The Incredible Shrinking Finance Department

CFOs are restructuring finance departments in various ways, an effort that seems likely to continue even as the recession fades.

Hackett’s assessment jibes with what finance executives say in our recent survey on the topic. Among the two-thirds who have reduced finance staff in the past two years, 82% say they have coped by consolidating jobs among remaining staff, and 47% say they have increased the use of automation, both of which contribute to higher productivity. Interestingly, fewer than 10% have increased their use of outsourcing or offshoring, and only a handful have compensated for cuts to full-time staff by using more consultants or contract workers.

Although often little-noticed, automation continues to reshape finance departments in ways that may not be dramatic, but which, in the aggregate, greatly reduce the number of jobs. At Gemvara, for example, Sockol plans to rely heavily on free, Web-based tools. “Whereas you might have had a couple of people [in finance] doing reports for managers, now a finance person helps the functional managers set up a Google analytics tool, and then Google actually cranks it out every month.” He sees little reason to ever go back to hand-tooled reports. “I’d much rather have things automated, because it’s easier to scale up.”

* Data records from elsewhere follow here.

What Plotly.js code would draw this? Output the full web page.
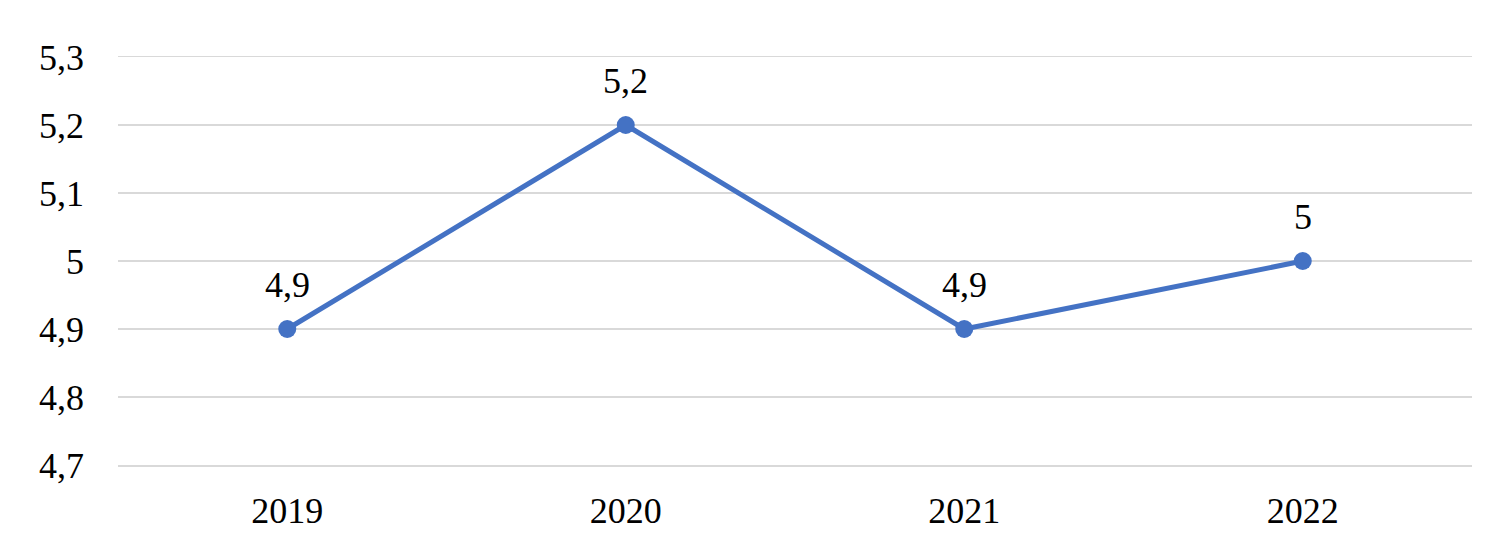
<!DOCTYPE html>
<html>
<head>
<meta charset="utf-8">
<script src="https://cdn.plot.ly/plotly-3.0.1.min.js"></script>
<style>html,body{margin:0;padding:0;background:#fff}#chart{width:1488px;height:549px}</style>
</head>
<body>
<div id="chart"></div>
<script>
const years = ['2019', '2020', '2021', '2022'];
const values = [4.9, 5.2, 4.9, 5.0];
const yTicks = [4.7, 4.8, 4.9, 5.0, 5.1, 5.2, 5.3];
const yTickLabels = ['4,7', '4,8', '4,9', '5', '5,1', '5,2', '5,3'];
const valueLabels = ['4,9', '5,2', '4,9', '5'];

const font = 'Liberation Serif, Times New Roman, serif';
const annotations = years.map((yr, i) => ({
  x: i, y: values[i], text: valueLabels[i], showarrow: false,
  xref: 'x', yref: 'y',
  yshift: 44, font: {family: font, size: 36, color: '#000'}
}));
Plotly.newPlot('chart', [{
  x: years, y: values, type: 'scatter', mode: 'lines+markers',
  line: {color: '#4472C4', width: 5},
  marker: {color: '#4472C4', size: 18},
  cliponaxis: false, hoverinfo: 'skip'
}], {
  width: 1488, height: 549,
  margin: {l: 118, r: 16, t: 57, b: 84},
  paper_bgcolor: '#fff', plot_bgcolor: '#fff',
  showlegend: false,
  separators: ', ',
  annotations: annotations,
  xaxis: {type: 'category', range: [-0.5, 3.5], showgrid: false, zeroline: false,
    showline: true, mirror: true, linecolor: '#D9D9D9', linewidth: 1.5,
    ticks: '', ticklabelstandoff: 13, tickfont: {family: font, size: 36, color: '#000'}},
  yaxis: {range: [4.7, 5.3], tickvals: yTicks, ticktext: yTickLabels,
    showgrid: true, gridcolor: '#D9D9D9', gridwidth: 1.5, zeroline: false, showline: false,
    ticks: '', ticklabelstandoff: 33, tickfont: {family: font, size: 36, color: '#000'}}
}, {staticPlot: true});
</script>
</body>
</html>
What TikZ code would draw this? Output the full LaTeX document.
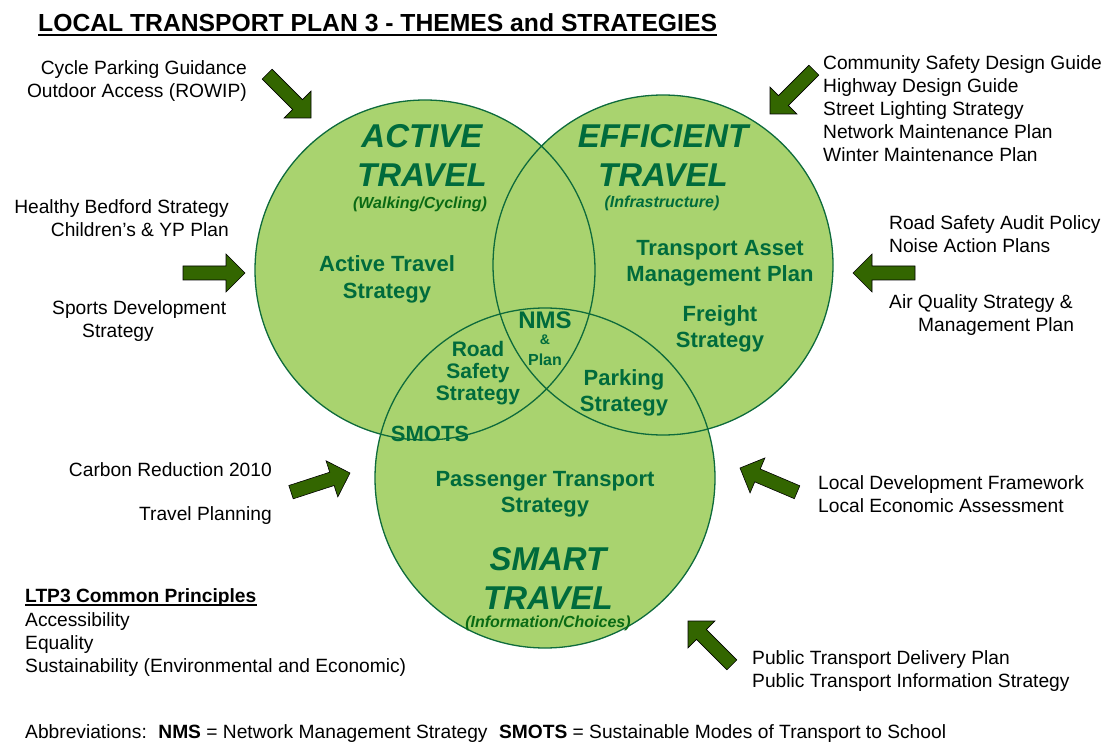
\documentclass[tikz,border=0pt]{standalone}
\usepackage{fontspec}
\setmainfont{Liberation Sans}
\definecolor{circlefill}{HTML}{A9D36F}
\definecolor{circleline}{HTML}{0E6B3C}
\definecolor{themegreen}{HTML}{006B3C}
\definecolor{subgreen}{HTML}{0A6A14}
\definecolor{arrowfill}{HTML}{336600}

\begin{document}
\begin{tikzpicture}[x=1pt, y=-1pt,
    theme/.style = {font=\fontsize{33}{39}\selectfont\bfseries\itshape, text=themegreen, align=center, inner sep=0},
    subtheme/.style = {font=\fontsize{16}{19}\selectfont\bfseries\itshape, inner sep=0},
    strategy/.style = {font=\fontsize{22}{26.5}\selectfont\bfseries, text=themegreen, align=center, inner sep=0},
    plain/.style = {font=\fontsize{19.2}{23}\selectfont, inner sep=0},
    bigarrow/.style = {fill=arrowfill, draw=black, line width=0.6}]
    \useasboundingbox (0,0) rectangle (1111,743);

    % the three circles
    \fill[circlefill] (425,270) circle (170) (663,265) circle (170) (545,478) circle (170);
    \draw[circleline, line width=1.3] (425,270) circle (170) (663,265) circle (170) (545,478) circle (170);

    % the block arrows: tip x / tip y / angle
    \foreach \tx/\ty/\ang in {311/118/-45, 245/273/0, 770/114/-135, 853/273/180,
                              350/473/18, 740/468/157, 688/621/135}
        \draw[bigarrow, shift={(\tx,\ty)}, rotate=\ang]
            (0,0) -- (-19,-19) -- (-19,-7) -- (-62,-7) -- (-62,7) -- (-19,7) -- (-19,19) -- cycle;

    % heading
    \node[anchor=west, inner sep=0, font=\fontsize{24.7}{29}\selectfont\bfseries] (title) at (38,23)
        {LOCAL TRANSPORT PLAN 3 - THEMES and STRATEGIES};
    \draw[line width=2] ([yshift=-3]title.base west) -- ([yshift=-3]title.base east);

    % themes
    \node[theme] (active) at (422,155) {ACTIVE\\TRAVEL};
    \node[subtheme, text=subgreen] (activesub) at (420,204) {(Walking/Cycling)};
    \node[theme] (efficient) at (663,155) {EFFICIENT\\TRAVEL};
    \node[subtheme, text=themegreen] (efficientsub) at (662,203) {(Infrastructure)};
    \node[theme] (smart) at (548,578.5) {SMART\\TRAVEL};
    \node[subtheme, text=subgreen] (smartsub) at (548,623) {(Information/Choices)};

    % strategies
    \node[strategy] (ats) at (387,279.5) {Active Travel\\Strategy};
    \node[strategy] (tamp) at (720,263.5) {Transport Asset\\Management Plan};
    \node[strategy] (freight) at (720,329) {Freight\\Strategy};
    \node[strategy] (parking) at (624,393) {Parking\\Strategy};
    \node[strategy] (pts) at (545,494.5) {Passenger Transport\\Strategy};
    \node[strategy, font=\fontsize{21}{22}\selectfont\bfseries] (rss) at (478,373) {Road\\Safety\\Strategy};
    \node[strategy] (smots) at (430,434) {SMOTS};
    \node[strategy, font=\fontsize{24}{26}\selectfont\bfseries] (nms) at (545,320) {NMS};
    \node[strategy, font=\fontsize{14}{16}\selectfont\bfseries] (amp) at (545,340) {\&};
    \node[strategy, font=\fontsize{16}{18}\selectfont\bfseries] (nmsplan) at (545,360) {Plan};

    % related plans and policies
    \node[plain, anchor=east, align=right] (cycle) at (247,81.5) {Cycle Parking Guidance\\Outdoor Access (ROWIP)};
    \node[plain, anchor=east, align=right] (healthy) at (229,218.5) {Healthy Bedford Strategy\\Children’s \& YP Plan};
    \node[plain, anchor=west, align=left] (sports) at (52,321.5) {Sports Development\\\hspace*{30pt}Strategy};
    \node[plain, anchor=east] (carbon) at (272,470) {Carbon Reduction 2010};
    \node[plain, anchor=east] (travelplan) at (272,516) {Travel Planning};
    \node[plain, anchor=west, align=left] (community) at (823,109)
        {Community Safety Design Guide\\Highway Design Guide\\Street Lighting Strategy\\Network Maintenance Plan\\Winter Maintenance Plan};
    \node[plain, anchor=west, align=left] (audit) at (889,234.5) {Road Safety Audit Policy\\Noise Action Plans};
    \node[plain, anchor=west, align=left] (air) at (889,315.5) {Air Quality Strategy \&\\\hspace*{29pt}Management Plan};
    \node[plain, anchor=west, align=left] (ldf) at (818,494.5) {Local Development Framework\\Local Economic Assessment};
    \node[plain, anchor=west, align=left] (ptdp) at (752,671.5) {Public Transport Delivery Plan\\Public Transport Information Strategy};

    % principles and abbreviations
    \node[plain, anchor=west, font=\fontsize{19.2}{23}\selectfont\bfseries] (ltp) at (25,598) {LTP3 Common Principles};
    \draw[line width=1.6] ([yshift=-2]ltp.base west) -- ([yshift=-2]ltp.base east);
    \node[plain, anchor=north west, align=left] (principles) at ([yshift=-9]ltp.base west)
        {Accessibility\\Equality\\Sustainability (Environmental and Economic)};
    \node[plain, anchor=base west] (abbrev) at (25,738.5)
        {Abbreviations:\hspace{0.6em}\textbf{NMS} = Network Management Strategy\hspace{0.6em}\textbf{SMOTS} = Sustainable Modes of Transport to School};
\end{tikzpicture}
\end{document}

Burger King, the $2.5 billion hamburger chain that was recently purchased by Brazil-based private-equity firm 3G, has a similar story. Over the past two years, CFO Ben Wells has been on a mission to consolidate and standardize a variety of processes including accounts payable, accounts receivable, T&E expense management, and costs related to fixed assets. He chose not to outsource or offshore any positions but rather consolidate them at a shared-services center in Miami, believing that it made more sense to fix processes and reap the savings internally.

That move reduced the size of Wells’s finance department by close to 20%, a cut made possible, in part, by upgrading accounts-payable technology so it could handle handwritten invoices that persist from vendors like local plumbing shops. “Originally when we did invoice scanning, these tools required a lot of human interaction,” notes Burger King senior director of accounting operations Jorge L. Rodriguez. “Now Kofax [the document-management software that the company uses] has algorithms that can handle the old-school bills with minimal staff intervention.”

Newer business models, like the e-commerce retail system that Gemvara employs, also shift work to customers. Sockol notes that online selling can, in general, eliminate the need for both accounts-receivable invoice managers and collections staffers, since customers enter their own orders and pay instantly by credit card. Many businesses are moving other finance tasks, particularly employee-related ones like expense-report submissions, to self-service models as well, eliminating the need for staff.

Indeed, for those reasons and others, staff in accounts payable, accounts receivable, and general-ledger accounting have been cut the most in the past two years, according to CFO’s survey. Among the least-affected are internal-audit, tax, and treasury staff.

Abroad, but Still Aboard

Offshoring, of course, has taken its toll, particularly on lower-level finance jobs in the United States. According to Hackett, 17.3% of finance roles for U.S. and European companies have moved offshore, a ratio that is expected to increase to 24.4% over the next two years. One reason is obvious: salaries for such workers, particularly in India, can be as much as 80% lower than for an equivalent worker in the United States. That move hasn’t necessarily cut overall finance head count for companies, since many prefer to hire workers as overseas-based full-time employees, but it does affect U.S. hiring to a substantial degree.